VictoriaF wrote:Hedonic treadmill is not limited to acquisition of things. It's about people becoming happier from various improvements in their lives, then their happiness returning to the base level, and people seeking further improvements to recreate the feeling.
Oh, I think I see. So, for example, you mean that can become an "experience junkie", because your first trip to Europe (or whatever) was such a thrill, you could never duplicate it, you've done everything, nothing seems to excite you anymore like when you were young, so you need more and more and more to be satisfied? (recalling a Tom Lehrer song...) Is that what you mean?
Of course, the other possible result is that you become content with the knowledge that you HAVE had a full and enriched life, you've done most of what you have wanted to do, and your need for more becomes less because you settle into it all.

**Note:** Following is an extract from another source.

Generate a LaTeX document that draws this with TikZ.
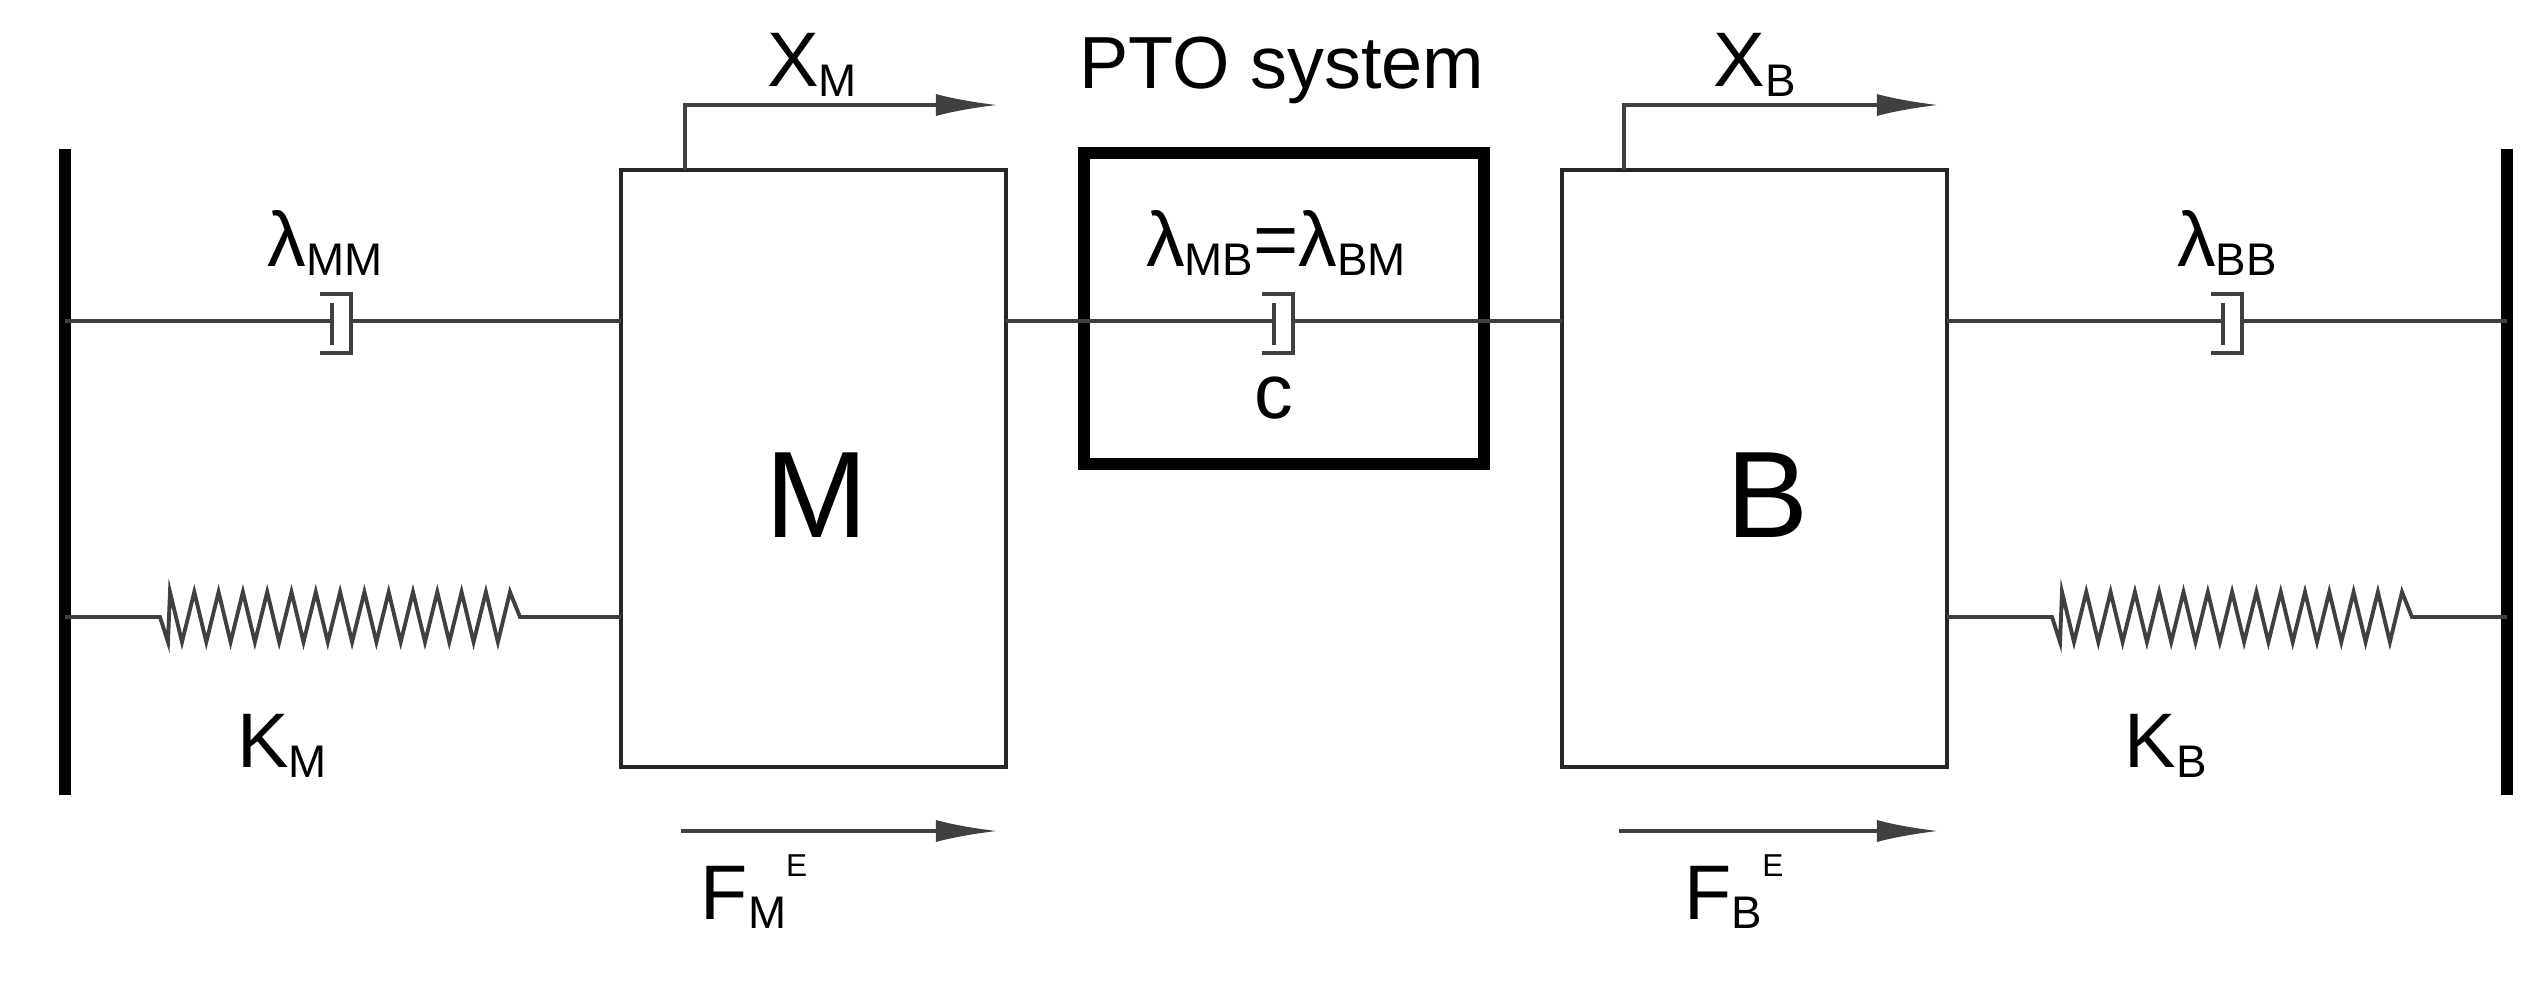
\documentclass[tikz,border=0pt]{standalone}
\usepackage{fontspec}
\setmainfont{Liberation Sans}
\usetikzlibrary{arrows.meta}
\begin{document}
\begin{tikzpicture}[x=0.01cm,y=-0.01cm,
  thin line/.style={line width=1.1pt,draw=black!75},
  arr/.style={thin line,-{Latex[length=0.62cm,width=0.22cm]}},
  lab/.style={font=\fontsize{22}{24}\selectfont,inner sep=0}]
\useasboundingbox (0,0) rectangle (2544,996);
% walls
\draw[line width=3.2pt] (65,149) -- (65,795);
\draw[line width=3.2pt] (2507,149) -- (2507,795);
% masses
\draw[draw=black!85,line width=1.2pt] (621,170) rectangle (1006,767);
\node (M) at (813,170) {};
\draw[draw=black!85,line width=1.2pt] (1562,170) rectangle (1947,767);
\node (B) at (1754,170) {};
\node[font=\fontsize{35}{38}\selectfont] (Ml) at (817,495) {M};
\node[font=\fontsize{35}{38}\selectfont] (Bl) at (1768,495) {B};
% PTO box
\draw[line width=3.3pt] (1084,153) rectangle (1484,464);
\node (pto) at (1284,308) {};
% dampers
\newcommand{\mydamper}[3]{% x, left x, right x
  \draw[thin line] (#2,321) -- (#1,321);
  \draw[thin line] (#1,303) -- (#1,345);
  \draw[thin line] (#1-12,294) -- (#1+19,294) -- (#1+19,353) -- (#1-12,353);
  \draw[thin line] (#1+19,321) -- (#3,321);}
\mydamper{332}{65}{621}
\mydamper{1274}{1006}{1562}
\mydamper{2223}{1947}{2507}
% springs
\newcommand{\myspring}[3]{%
  \draw[thin line] (#1,617) -- (#2,617) -- (#2+8,642)
  \foreach \k in {0,...,13} { -- (#2+10+24.3*\k,592) -- (#2+22+24.3*\k,642)}
  -- (#2+350,592) -- (#2+360,617) -- (#3,617);}
\myspring{65}{160}{621}
\myspring{1947}{2052}{2507}
% displacement arrows
\coordinate (xm0) at (685,170);
\coordinate (xm1) at (998,105);
\draw[arr] (xm0) |- (xm1);
\coordinate (xb0) at (1624,170);
\coordinate (xb1) at (1939,105);
\draw[arr] (xb0) |- (xb1);
% force arrows
\coordinate (fm0) at (681,831);
\coordinate (fm1) at (998,831);
\draw[arr] (fm0) -- (fm1);
\coordinate (fb0) at (1619,831);
\coordinate (fb1) at (1939,831);
\draw[arr] (fb0) -- (fb1);
% labels
\newcommand{\mysub}[1]{\raisebox{-0.12em}{\fontsize{13}{13}\selectfont #1}}
\newcommand{\mysup}[1]{\raisebox{0.55em}{\fontsize{9}{9}\selectfont #1}}
\node[lab] (XM) at (812,65) {X\mysub{M}};
\node[lab] (XB) at (1755,65) {X\mysub{B}};
\node[font=\fontsize{21}{24}\selectfont,inner sep=0] (PTO) at (1282,70) {PTO system};
\node[lab] (lmm) at (325,243) {λ\mysub{MM}};
\node[lab] (lmb) at (1276,243) {λ\mysub{MB}=λ\mysub{BM}};
\node[lab] (lbb) at (2227,243) {λ\mysub{BB}};
\node[lab] (c) at (1274,398) {c};
\node[lab] (KM) at (282,746) {K\mysub{M}};
\node[lab] (KB) at (2166,746) {K\mysub{B}};
\node[lab] (FM) at (754,892) {F\mysub{M}\mysup{E}};
\node[lab] (FB) at (1734,892) {F\mysub{B}\mysup{E}};
\end{tikzpicture}
\end{document}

IMHO, I just think you worry too much about stuff, which may come from reading too much. In the past you have referred to "the tyranny of choice". If the hypotheticals stress you out, reality certainly will.

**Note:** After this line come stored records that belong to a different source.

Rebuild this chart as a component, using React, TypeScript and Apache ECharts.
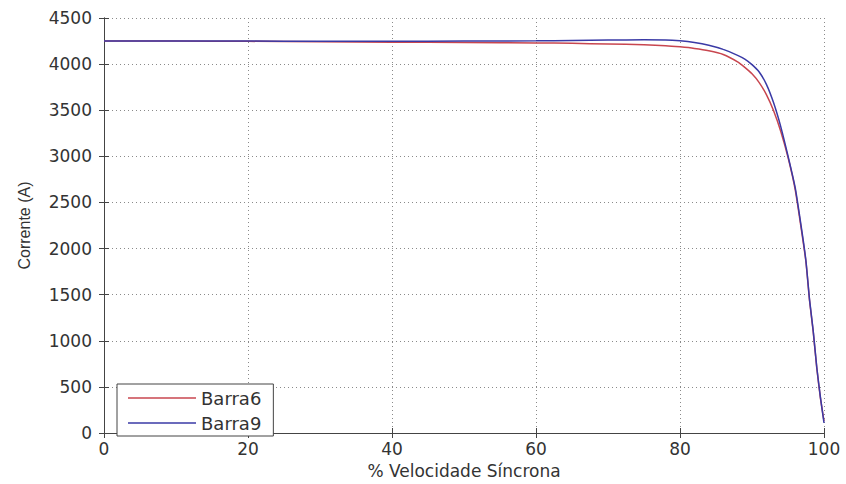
import React, { useEffect, useRef } from "react";
import * as echarts from "echarts";

const speed = [0, 10, 20, 30, 40, 50, 60, 65, 70, 75, 78, 80, 82, 84, 86, 88, 89, 90, 91, 92, 93, 94, 95, 96, 97, 97.5, 98, 98.5, 99, 99.5, 100];
const barra6 = [4250, 4250, 4247, 4242, 4238, 4235, 4230, 4225, 4218, 4210, 4200, 4187, 4170, 4145, 4105, 4025, 3965, 3895, 3800, 3670, 3495, 3270, 2990, 2640, 2130, 1850, 1430, 1100, 700, 380, 130];
const barra9 = [4250, 4250, 4250, 4248, 4248, 4250, 4252, 4257, 4262, 4263, 4262, 4253, 4235, 4205, 4160, 4095, 4055, 3995, 3915, 3780, 3580, 3320, 3005, 2660, 2150, 1860, 1440, 1110, 710, 390, 110];
const seriesNames = ["Barra6", "Barra9"];
const xTitle = "% Velocidade Síncrona";
const yTitle = "Corrente (A)";

export default function App() {
  const ref = useRef<HTMLDivElement>(null);
  useEffect(() => {
    if (!ref.current) return;
    const chart = echarts.init(ref.current, null, { renderer: "svg" });
    const font = "'DejaVu Sans', sans-serif";
    const axisColor = "#444";
    const gridLine = { show: true, lineStyle: { color: "#8a8a8a", type: [1, 3] as any, width: 1 } };
    chart.setOption({
      animation: false,
      backgroundColor: "#ffffff",
      grid: { left: 104, right: 22, top: 18, bottom: 49 },
      legend: {
        orient: "vertical",
        left: 117,
        top: 384,
        data: seriesNames,
        icon: "rect",
        itemWidth: 68,
        itemHeight: 1.5,
        itemGap: 7,
        itemTextGap: 9,
        padding: [5, 12, 4, 11],
        borderColor: "#444",
        borderWidth: 1,
        backgroundColor: "#fff",
        textStyle: { fontFamily: font, fontSize: 18, color: "#333", lineHeight: 16, height: 16 },
      },
      xAxis: [
        {
          type: "value",
          min: 0,
          max: 100,
          interval: 20,
          name: xTitle,
          nameLocation: "middle",
          nameGap: 29,
          nameTextStyle: { fontFamily: font, fontSize: 17, color: "#333" },
          axisLine: { show: true, lineStyle: { color: axisColor } },
          axisTick: { show: true, inside: true, length: 5, lineStyle: { color: axisColor } },
          axisLabel: { fontFamily: font, fontSize: 17, color: "#333", margin: 7, formatter: (v: number) => String(v) },
          splitLine: gridLine,
        },
        {
          type: "value",
          position: "top",
          min: 0,
          max: 100,
          interval: 20,
          axisLine: { show: true, lineStyle: { color: axisColor } },
          axisTick: { show: true, inside: true, length: 5, lineStyle: { color: axisColor } },
          axisLabel: { show: false },
          splitLine: { show: false },
        },
      ],
      yAxis: [
        {
          type: "value",
          min: 0,
          max: 4500,
          interval: 500,
          name: yTitle,
          nameLocation: "middle",
          nameGap: 72,
          nameTextStyle: { fontFamily: "'Liberation Sans Narrow', 'Liberation Sans', sans-serif", fontSize: 16, color: "#333" },
          axisLine: { show: true, lineStyle: { color: axisColor } },
          axisTick: { show: true, inside: true, length: 5, lineStyle: { color: axisColor } },
          axisLabel: { fontFamily: font, fontSize: 17, color: "#333", margin: 12, formatter: (v: number) => String(v) },
          splitLine: gridLine,
        },
        {
          type: "value",
          position: "right",
          min: 0,
          max: 4500,
          interval: 500,
          axisLine: { show: true, lineStyle: { color: axisColor } },
          axisTick: { show: true, inside: true, length: 5, lineStyle: { color: axisColor } },
          axisLabel: { show: false },
          splitLine: { show: false },
        },
      ],
      series: [
        {
          name: seriesNames[0],
          type: "line",
          data: speed.map((s, i) => [s, barra6[i]]),
          symbol: "none",
          smooth: 0.2,
          lineStyle: { color: "#c8464f", width: 1.5 },
          itemStyle: { color: "#c8464f" },
        },
        {
          name: seriesNames[1],
          type: "line",
          data: speed.map((s, i) => [s, barra9[i]]),
          symbol: "none",
          smooth: 0.2,
          lineStyle: { color: "#3a3aa6", width: 1.5 },
          itemStyle: { color: "#3a3aa6" },
        },
      ],
    });
    return () => chart.dispose();
  }, []);
  return <div ref={ref} style={{ width: 846, height: 484, position: "absolute", left: 0, top: 0 }} />;
}
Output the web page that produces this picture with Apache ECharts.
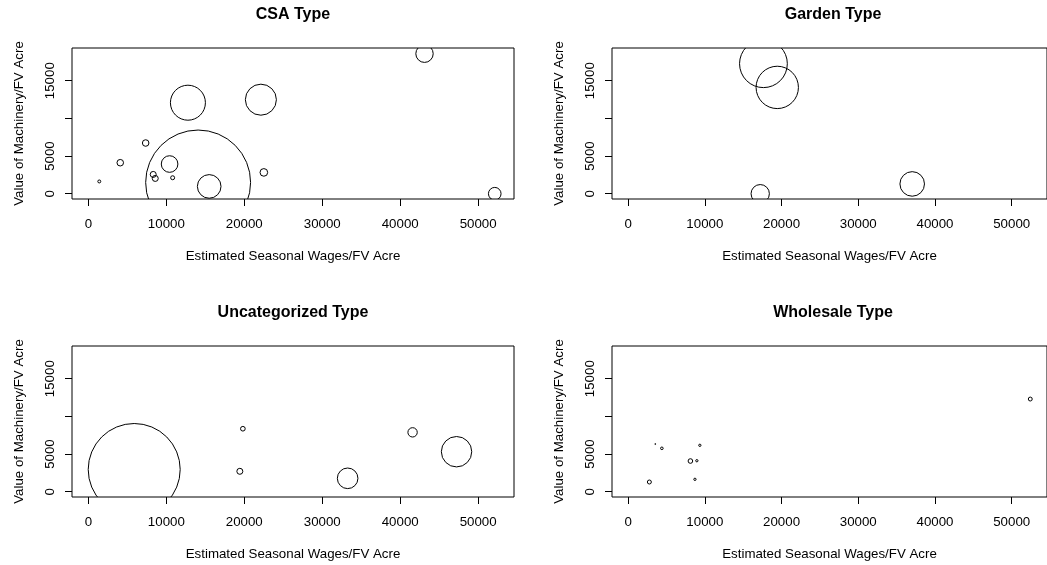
<!DOCTYPE html>
<html>
<head>
<meta charset="utf-8">
<script src="https://cdn.jsdelivr.net/npm/echarts@6/dist/echarts.min.js"></script>
<style>
  html, body { margin: 0; padding: 0; background: #fff; }
  #chart { width: 1047px; height: 565px; }
</style>
</head>
<body>
<div id="chart"></div>
<script>
// Seasonal wages per FV acre (x), machinery value per FV acre (y),
// bubble radius expressed in wage units (r), one set per farm type.
const csaX = [1400, 4090, 7350, 8320, 8580, 10810, 10420, 12770, 14080, 15500, 22130, 22510, 43120, 52130];
const csaY = [1630, 4115, 6730, 2560, 2030, 2120, 3940, 12080, 1490, 970, 12480, 2830, 18580, 0];
const csaR = [190, 420, 420, 385, 385, 255, 1065, 2245, 6730, 1515, 1990, 490, 1115, 810];

const gardenX = [17640, 19440, 17220, 37030];
const gardenY = [17255, 14110, 0, 1300];
const gardenR = [3115, 2760, 1195, 1600];

const uncatX = [5880, 19820, 19430, 33260, 41590, 47230];
const uncatY = [2950, 8360, 2710, 1780, 7880, 5310];
const uncatR = [5900, 300, 385, 1320, 600, 1950];

const wholesaleX = [3540, 4400, 9350, 8120, 8960, 8710, 2770, 52420];
const wholesaleY = [6330, 5760, 6160, 4075, 4115, 1645, 1290, 12300];
const wholesaleR = [60, 170, 150, 300, 150, 150, 260, 255];

const panelTitles = ['CSA Type', 'Garden Type', 'Uncategorized Type', 'Wholesale Type'];
const xTicks = [0, 10000, 20000, 30000, 40000, 50000];
const yTicks = [0, 5000, 10000, 15000];
const yTickLabels = [0, 5000, 15000];
const xName = 'Estimated Seasonal Wages/FV Acre';
const yName = 'Value of Machinery/FV Acre';

const xLimits = [-2100, 54600];
const yLimits = [-700, 19340];

const panels = [
  { x: csaX, y: csaY, r: csaR },
  { x: gardenX, y: gardenY, r: gardenR },
  { x: uncatX, y: uncatY, r: uncatR },
  { x: wholesaleX, y: wholesaleY, r: wholesaleR }
];

const FONT = "'Liberation Sans', Arial, Helvetica, sans-serif";
const lefts = [72, 612];
const tops = [48, 346];
const W = 442, H = 151;

// Open circle whose radius is measured along the wage axis; clipped to the plot box.
function renderBubble(params, api) {
  const c = api.coord([api.value(0), api.value(1)]);
  const r = api.size([api.value(2), 0])[0];
  return {
    type: 'circle',
    shape: { cx: c[0], cy: c[1], r: Math.max(r, 0.4) },
    style: { fill: 'none', stroke: '#000', lineWidth: 1 },
    silent: true
  };
}

const grids = [], xAxes = [], yAxes = [], series = [], texts = [];
panels.forEach((p, i) => {
  const left = lefts[i % 2], top = tops[Math.floor(i / 2)];
  grids.push({
    left: left, top: top, width: W, height: H,
    show: true, borderColor: '#000', borderWidth: 1,
    backgroundColor: 'transparent', containLabel: false
  });
  xAxes.push({
    type: 'value', gridIndex: i, min: xLimits[0], max: xLimits[1],
    axisLine: { show: false, onZero: false },
    axisTick: { show: true, customValues: xTicks, length: 7, lineStyle: { color: '#000', width: 1 } },
    axisLabel: { customValues: xTicks, formatter: v => String(v), color: '#000', fontSize: 13.3, fontFamily: FONT, margin: 19 },
    splitLine: { show: false },
    name: xName, nameLocation: 'middle', nameGap: 51,
    nameTextStyle: { color: '#000', fontSize: 13.3, fontFamily: FONT }
  });
  yAxes.push({
    type: 'value', gridIndex: i, min: yLimits[0], max: yLimits[1],
    axisLine: { show: false, onZero: false },
    axisTick: { show: true, customValues: yTicks, length: 7, lineStyle: { color: '#000', width: 1 } },
    axisLabel: { customValues: yTickLabels, formatter: v => String(v), rotate: 90, color: '#000', fontSize: 13.3, fontFamily: FONT, margin: 15 },
    splitLine: { show: false },
    name: yName, nameLocation: 'middle', nameGap: 46,
    nameTextStyle: { color: '#000', fontSize: 13.3, fontFamily: FONT }
  });
  series.push({
    type: 'custom', xAxisIndex: i, yAxisIndex: i, clip: true,
    renderItem: renderBubble,
    encode: { x: 0, y: 1 },
    data: p.x.map((x, j) => [x, p.y[j], p.r[j]]),
    silent: true
  });
  texts.push({
    type: 'text', x: left + W / 2, y: top - 33,
    style: { text: panelTitles[i], fill: '#000', font: 'bold 16px ' + FONT, textAlign: 'center', textVerticalAlign: 'middle' }
  });
});

const chart = echarts.init(document.getElementById('chart'), null, { renderer: 'canvas' });
chart.setOption({
  animation: false,
  backgroundColor: '#fff',
  grid: grids, xAxis: xAxes, yAxis: yAxes, series: series,
  graphic: { elements: texts }
});
</script>
</body>
</html>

VictoriaF wrote:Know yourself is easy to say but hard to do. And asking others is not as pointless as you imply. (See Cinghiale's comments above.)
I didn't mean to imply that it is pointless, though I can see how my words could be interpreted that way. If I thought it was pointless I wouldn't be responding. It may be a tool to getting to know yourself. But I think there are limits, and at some point you just have to jump and learn from experience.
VictoriaF wrote:I might be surprised by spending less than I think I would. But right now I am trying to anticipate the opposite surprise and prepare for dealing with it.
If it's a serious concern you could, to an extent, plan for it. It is something you have a degree of control over. Worrying about hedonic treadmill is a bit abstract at this point. You will soon see how well you are doing and if necessary, make adjustments.
VictoriaF wrote:Did you have any specific goals for retirement upon accomplishing which you felt disappointed?
Please clarify. Do you mean did I feel disappointed in myself for not achieving my goals? Or do you mean did I feel a sense of let-down once my goals were achieved?
VictoriaF wrote:Where do you derive the meaning of your life?
Wow, that's a hell of a question to ask somebody in an online forum!!! (laughing) Mostly I derive meaning from a sense of connection and belonging. On a local level that means connection to my friends, my daughter, my home, and the things that bring me pleasure, and on a greater level to life in general and to a sense of "oneness" with the entire vast, incomprehensible universe. On another deeper level, I don't think life HAS meaning, or at least any that I could possibly understand , and paradoxically that knowledge itself imbues life with meaning. Because, if nothing else, it allows one to be all one can be, roll with the punches, and still laugh about it. All the world is but a stage, be thou the joyful player. (poorly paraphrasing Shakespeare).